START Provided data

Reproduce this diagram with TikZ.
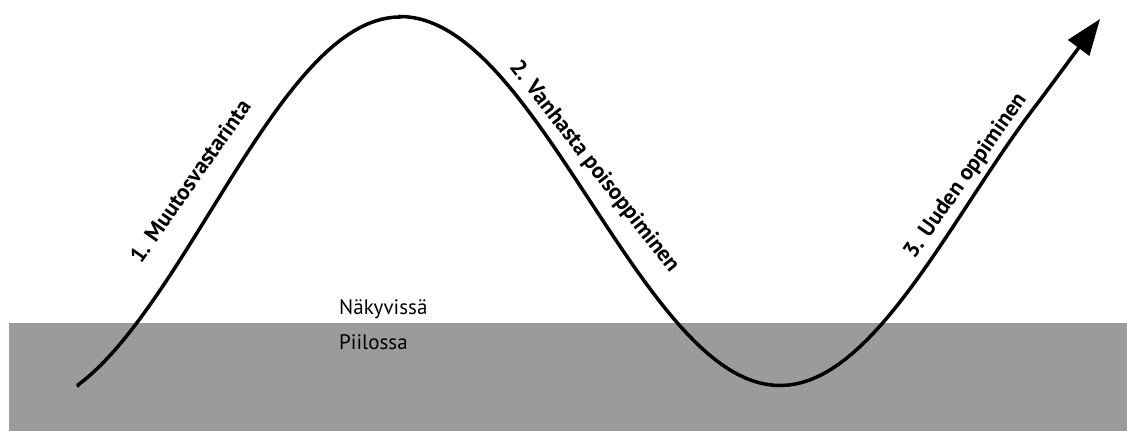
\documentclass[tikz,border=0pt]{standalone}
\usepackage{fontspec}
\setmainfont{PT Sans}
\usetikzlibrary{arrows.meta, positioning}
\definecolor{hiddengray}{RGB}{155,155,157}

\begin{document}
\begin{tikzpicture}[x=1pt, y=1pt,
    curve/.style={line width=3.5pt, line cap=round, -{Triangle[length=36pt, width=26pt]}},
    stage/.style={font=\bfseries\fontsize{22.5}{26}\selectfont, inner sep=0pt},
    layer/.style={font=\fontsize{21}{25}\selectfont, anchor=base west, inner sep=0pt}]
    \useasboundingbox (0,0) rectangle (1127,431);
    \fill[hiddengray] (9,0) rectangle (1127,108);

    \node[layer] (visible) at (339,116) {Näkyvissä};
    \node[layer] (hidden) at (339,81) {Piilossa};

    \coordinate (start) at (78,45);
    \coordinate (tip) at (1100,412);
    \draw[curve] (start) -- plot[domain=78:400, samples=50] (\x, {219+195*cos((\x-400)/380*180)})
        -- plot[domain=400:1040, samples=90] (\x, {230+184.5*cos((\x-400)/380*180)}) -- (tip);

    \node[stage, rotate=55] (stage1) at (190,250) {1. Muutosvastarinta};
    \node[stage, rotate=-52] (stage2) at (594,264) {2. Vanhasta poisoppiminen};
    \node[stage, rotate=55] (stage3) at (966,255) {3. Uuden oppiminen};
\end{tikzpicture}
\end{document}
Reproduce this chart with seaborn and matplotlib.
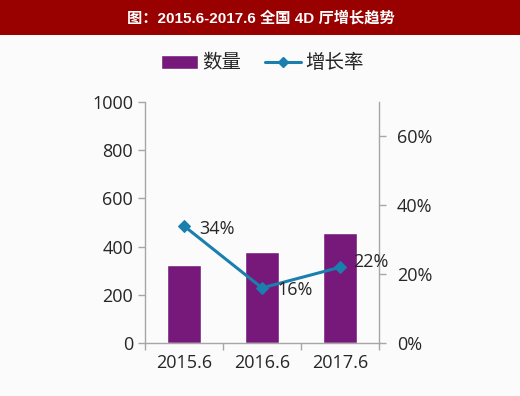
import matplotlib
matplotlib.use("Agg")
import matplotlib.pyplot as plt
import seaborn as sns
import numpy as np
import pandas as pd
from matplotlib.patches import Rectangle
from matplotlib.lines import Line2D
from matplotlib.ticker import FuncFormatter

categories = ["2015.6", "2016.6", "2017.6"]
counts = [325, 378, 456]
growth = [0.34, 0.16, 0.22]
growth_labels = ["34%", "16%", "22%"]
left_ticks = [0, 200, 400, 600, 800, 1000]
right_ticks = [0, 0.2, 0.4, 0.6]
title = "图：2015.6-2017.6 全国 4D 厅增长趋势"

sns.set_theme(style="white")
plt.rcParams['font.family'] = ['Open Sans', 'Noto Sans CJK SC', 'DejaVu Sans']

bar_color = "#76197a"
line_color = "#1a7fae"
axis_color = "#a6a6a6"
text_color = "#262626"
cjk = ['Noto Sans CJK SC', 'DejaVu Sans']

fig = plt.figure(figsize=(5.2, 3.96), dpi=100)
fig.patch.set_facecolor("#fbfbfb")
# title band
fig.patches.append(Rectangle((0, 1 - 35 / 396), 1, 35 / 396, transform=fig.transFigure,
                             facecolor="#990000", edgecolor="none", zorder=0))
fig.text(0.502, 1 - 18 / 396, title, color="white", fontsize=11, fontweight="bold",
         ha="center", va="center", family=['Liberation Sans', 'Noto Sans CJK SC'])

ax = fig.add_axes([145 / 520, 1 - 343 / 396, (379 - 145) / 520, (343 - 102) / 396])
ax.set_facecolor("none")
df = pd.DataFrame({"cat": categories, "count": counts})
sns.barplot(data=df, x="cat", y="count", color=bar_color, width=0.43, saturation=1,
            ax=ax, zorder=2)
ax.set_xlim(-0.5, 2.5)
ax.set_ylim(0, 1000)
ax.set_yticks(left_ticks)
ax.set_xlabel("")
ax.set_ylabel("")
ax.tick_params(axis="y", labelsize=13, colors=text_color, length=5, color=axis_color, width=1, direction="out", left=True)
ax.tick_params(axis="x", which="major", length=0, labelsize=13, colors=text_color, pad=8)
ax.set_xticks([-0.5, 0.5, 1.5, 2.5], minor=True)
ax.tick_params(axis="x", which="minor", length=5, color=axis_color, width=1, bottom=True)
for s in ["top", "right"]:
    ax.spines[s].set_visible(False)
for s in ["left", "bottom"]:
    ax.spines[s].set_color(axis_color)
    ax.spines[s].set_linewidth(1)

ax2 = ax.twinx()
ldf = pd.DataFrame({"x": np.arange(len(categories)), "g": growth})
sns.lineplot(data=ldf, x="x", y="g", color=line_color, linewidth=2.2, marker="D",
             markersize=6.5, markeredgecolor=line_color, ax=ax2, zorder=3)
ax2.set_ylim(0, 0.7)
ax2.set_yticks(right_ticks)
ax2.yaxis.set_major_formatter(FuncFormatter(lambda v, p: f"{v * 100:.0f}%"))
ax2.set_xlabel("")
ax2.set_ylabel("")
ax2.tick_params(axis="y", labelsize=13, colors=text_color, length=5, color=axis_color, width=1, right=True, pad=8)
for s in ["top", "left", "bottom"]:
    ax2.spines[s].set_visible(False)
ax2.spines["right"].set_color(axis_color)
ax2.spines["right"].set_linewidth(1)
ax2.set_xlim(-0.5, 2.5)

offsets = [(0.2, -0.01), (0.2, -0.006), (0.17, 0.015)]
for i, (g, lab) in enumerate(zip(growth, growth_labels)):
    ax2.text(i + offsets[i][0], g + offsets[i][1], lab, fontsize=13, color=text_color,
             ha="left", va="center")

handles = [Rectangle((0, 0), 1, 1, facecolor=bar_color),
           Line2D([0], [0], color=line_color, linewidth=2.2, marker="D", markersize=5)]
fig.legend(handles, ["数量", "增长率"], loc="center", bbox_to_anchor=(0.505, 1 - 63 / 396),
           ncol=2, frameon=False, handlelength=1.9, columnspacing=1.2,
           handletextpad=0.2, labelcolor=text_color, prop={'family': cjk, 'size': 14})

fig.savefig("out.png", dpi=100, facecolor=fig.get_facecolor())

END Provided data

Aim. Begin at the first line of the material and copy each line exactly through the one containing "from matplotlib.ticker import FuncFormatter". Omit pictures.

Answer to this problem.
Reproduce this diagram with TikZ.
\documentclass[tikz,border=0pt]{standalone}
\usepackage{fontspec}
\setmainfont{PT Sans}
\usetikzlibrary{arrows.meta, positioning}
\definecolor{hiddengray}{RGB}{155,155,157}

\begin{document}
\begin{tikzpicture}[x=1pt, y=1pt,
    curve/.style={line width=3.5pt, line cap=round, -{Triangle[length=36pt, width=26pt]}},
    stage/.style={font=\bfseries\fontsize{22.5}{26}\selectfont, inner sep=0pt},
    layer/.style={font=\fontsize{21}{25}\selectfont, anchor=base west, inner sep=0pt}]
    \useasboundingbox (0,0) rectangle (1127,431);
    \fill[hiddengray] (9,0) rectangle (1127,108);

    \node[layer] (visible) at (339,116) {Näkyvissä};
    \node[layer] (hidden) at (339,81) {Piilossa};

    \coordinate (start) at (78,45);
    \coordinate (tip) at (1100,412);
    \draw[curve] (start) -- plot[domain=78:400, samples=50] (\x, {219+195*cos((\x-400)/380*180)})
        -- plot[domain=400:1040, samples=90] (\x, {230+184.5*cos((\x-400)/380*180)}) -- (tip);

    \node[stage, rotate=55] (stage1) at (190,250) {1. Muutosvastarinta};
    \node[stage, rotate=-52] (stage2) at (594,264) {2. Vanhasta poisoppiminen};
    \node[stage, rotate=55] (stage3) at (966,255) {3. Uuden oppiminen};
\end{tikzpicture}
\end{document}
Reproduce this chart with seaborn and matplotlib.
import matplotlib
matplotlib.use("Agg")
import matplotlib.pyplot as plt
import seaborn as sns
import numpy as np
import pandas as pd
from matplotlib.patches import Rectangle
from matplotlib.lines import Line2D
from matplotlib.ticker import FuncFormatter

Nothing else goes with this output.